**What is asked**.
Write out exactly the lines from the line with "Write a Python" through the line with "TOP, BOTTOM = 83, 643", both ends included, and no other line.

**Task material**.
+===+

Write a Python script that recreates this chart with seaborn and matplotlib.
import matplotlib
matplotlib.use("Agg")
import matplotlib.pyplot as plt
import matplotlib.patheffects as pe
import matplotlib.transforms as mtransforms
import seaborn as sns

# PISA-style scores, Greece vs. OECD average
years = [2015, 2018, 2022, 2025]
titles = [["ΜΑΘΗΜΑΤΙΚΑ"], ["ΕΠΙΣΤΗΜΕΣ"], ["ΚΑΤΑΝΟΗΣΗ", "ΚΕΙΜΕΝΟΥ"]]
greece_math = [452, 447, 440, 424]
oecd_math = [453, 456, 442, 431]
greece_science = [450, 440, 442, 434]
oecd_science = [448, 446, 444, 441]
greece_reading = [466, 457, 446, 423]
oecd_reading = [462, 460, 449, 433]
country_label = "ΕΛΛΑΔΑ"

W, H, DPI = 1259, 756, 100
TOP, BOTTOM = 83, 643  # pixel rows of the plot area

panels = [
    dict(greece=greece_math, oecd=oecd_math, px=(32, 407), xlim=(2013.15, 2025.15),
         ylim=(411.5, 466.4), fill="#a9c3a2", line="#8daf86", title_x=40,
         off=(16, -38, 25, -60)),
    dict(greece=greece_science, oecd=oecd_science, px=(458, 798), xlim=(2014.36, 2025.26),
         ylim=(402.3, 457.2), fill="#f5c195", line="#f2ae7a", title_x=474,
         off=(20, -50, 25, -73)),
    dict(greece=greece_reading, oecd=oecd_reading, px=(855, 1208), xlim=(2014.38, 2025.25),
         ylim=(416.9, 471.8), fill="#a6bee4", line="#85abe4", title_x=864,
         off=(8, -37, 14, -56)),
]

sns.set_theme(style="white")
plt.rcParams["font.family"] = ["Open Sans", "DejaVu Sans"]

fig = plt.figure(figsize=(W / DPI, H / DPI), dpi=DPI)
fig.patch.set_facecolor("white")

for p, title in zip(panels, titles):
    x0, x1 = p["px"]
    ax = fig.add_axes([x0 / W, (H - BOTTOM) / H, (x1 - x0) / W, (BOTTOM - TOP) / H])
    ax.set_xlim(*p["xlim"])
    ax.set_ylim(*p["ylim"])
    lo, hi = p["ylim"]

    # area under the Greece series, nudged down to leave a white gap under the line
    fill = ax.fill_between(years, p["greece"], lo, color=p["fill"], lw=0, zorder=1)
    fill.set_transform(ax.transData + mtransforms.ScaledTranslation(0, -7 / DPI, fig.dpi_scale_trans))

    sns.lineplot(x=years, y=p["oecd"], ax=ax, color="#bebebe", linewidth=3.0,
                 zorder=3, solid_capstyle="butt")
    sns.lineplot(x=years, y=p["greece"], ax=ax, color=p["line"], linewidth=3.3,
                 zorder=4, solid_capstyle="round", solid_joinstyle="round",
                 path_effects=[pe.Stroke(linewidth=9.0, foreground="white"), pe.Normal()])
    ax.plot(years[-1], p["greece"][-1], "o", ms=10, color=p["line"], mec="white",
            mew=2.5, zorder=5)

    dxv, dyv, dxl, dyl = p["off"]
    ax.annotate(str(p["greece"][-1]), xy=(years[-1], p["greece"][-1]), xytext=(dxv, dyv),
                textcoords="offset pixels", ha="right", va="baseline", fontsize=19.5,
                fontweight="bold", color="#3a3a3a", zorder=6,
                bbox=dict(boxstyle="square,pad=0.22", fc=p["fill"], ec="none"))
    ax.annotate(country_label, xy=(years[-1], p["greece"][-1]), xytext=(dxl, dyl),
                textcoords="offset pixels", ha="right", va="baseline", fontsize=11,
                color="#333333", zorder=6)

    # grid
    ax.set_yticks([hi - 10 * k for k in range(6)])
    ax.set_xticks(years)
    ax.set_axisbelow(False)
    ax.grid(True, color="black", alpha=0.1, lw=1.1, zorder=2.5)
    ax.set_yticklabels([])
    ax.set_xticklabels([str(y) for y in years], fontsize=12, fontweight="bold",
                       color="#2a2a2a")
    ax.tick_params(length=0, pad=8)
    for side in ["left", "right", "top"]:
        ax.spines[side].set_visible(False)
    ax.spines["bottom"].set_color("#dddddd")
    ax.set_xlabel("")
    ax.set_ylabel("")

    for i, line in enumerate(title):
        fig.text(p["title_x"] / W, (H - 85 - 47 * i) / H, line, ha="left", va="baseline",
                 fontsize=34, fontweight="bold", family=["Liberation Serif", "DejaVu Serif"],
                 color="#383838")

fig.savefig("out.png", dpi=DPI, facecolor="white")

+===+

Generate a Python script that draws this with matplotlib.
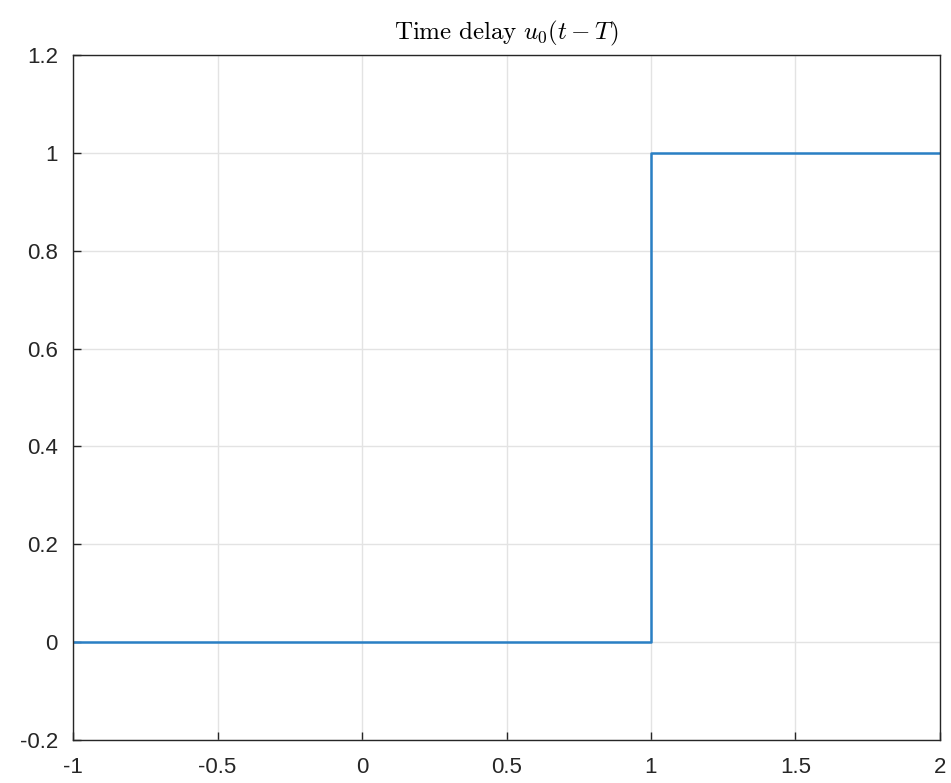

+===+

**Result**.
Write a Python script that recreates this chart with seaborn and matplotlib.
import matplotlib
matplotlib.use("Agg")
import matplotlib.pyplot as plt
import matplotlib.patheffects as pe
import matplotlib.transforms as mtransforms
import seaborn as sns

# PISA-style scores, Greece vs. OECD average
years = [2015, 2018, 2022, 2025]
titles = [["ΜΑΘΗΜΑΤΙΚΑ"], ["ΕΠΙΣΤΗΜΕΣ"], ["ΚΑΤΑΝΟΗΣΗ", "ΚΕΙΜΕΝΟΥ"]]
greece_math = [452, 447, 440, 424]
oecd_math = [453, 456, 442, 431]
greece_science = [450, 440, 442, 434]
oecd_science = [448, 446, 444, 441]
greece_reading = [466, 457, 446, 423]
oecd_reading = [462, 460, 449, 433]
country_label = "ΕΛΛΑΔΑ"

W, H, DPI = 1259, 756, 100
TOP, BOTTOM = 83, 643  # pixel rows of the plot area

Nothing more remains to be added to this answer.